Building autonomous agents that respond in near real-time is a challenge. When we launched our first version, average round-trip latency was hovering around 3.4 seconds. This was acceptable for asynchronous tasks but jarring for chat interfaces.
This post details how we identified bottlenecks and re-architected our event loop to bring latency down to sub-800ms.
The Latency Problem
Our initial diagnostics showed that the LLM inference itself was only responsible for 40% of the delay. The remaining 60% was overhead:
- Serial tool execution
- Redundant context loading
- Database round-trips for session state
Architecture Changes
We moved from a serial execution model to a speculative parallel execution model.
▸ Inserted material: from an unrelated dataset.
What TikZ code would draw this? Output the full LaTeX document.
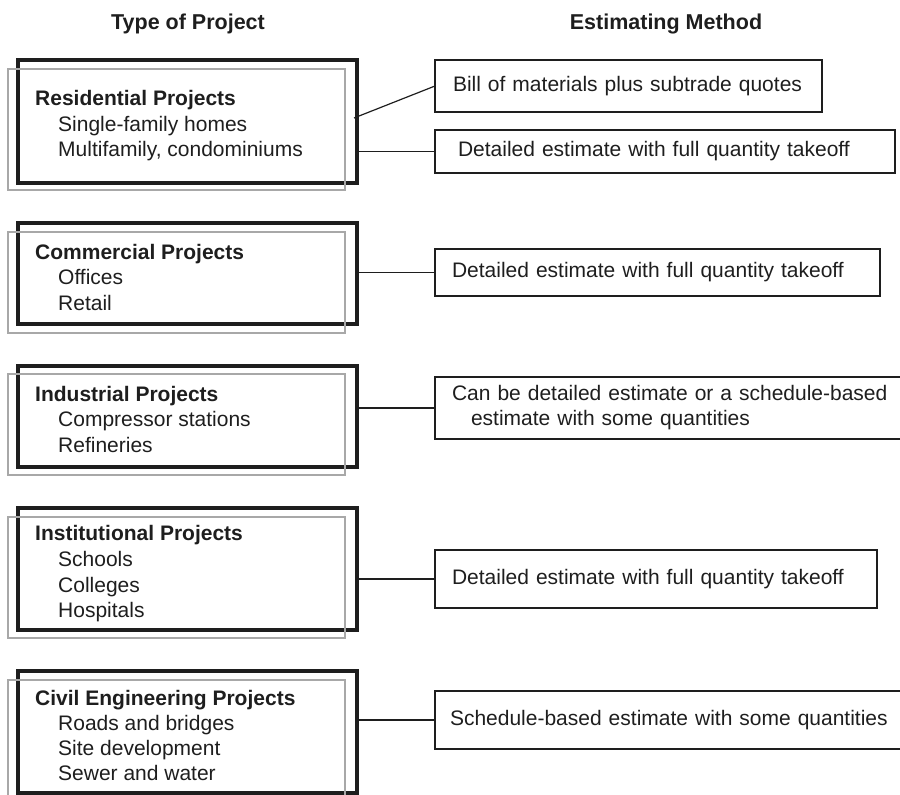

Instead of waiting for the LLM to request a tool, we now start pre-fetching relevant context based on the user's intent classification.
Code Optimization
Here is a simplified example of how we parallelize the context gathering using standard Javascript Promises.
async function handleUserMessage(message) {
// Old Serial Way
// const user = await db.getUser(message.userId);
// const history = await db.getHistory(message.sessionId);
// const context = await vecDB.search(message.content);
// New Parallel Way
const [user, history, context] = await Promise.all([
db.getUser(message.userId),
db.getHistory(message.sessionId),
vecDB.search(message.content)
]);
return generateResponse({ user, history, context, message });
}
This simple change saved us approximately 400ms per request.
Results
After deploying these changes, along with moving our vector database to the edge, we observed a significant improvement in P99 latency.
We are continuing to optimize our stack. Next up: experimenting with smaller, specialized models for routing to further reduce inference costs and time.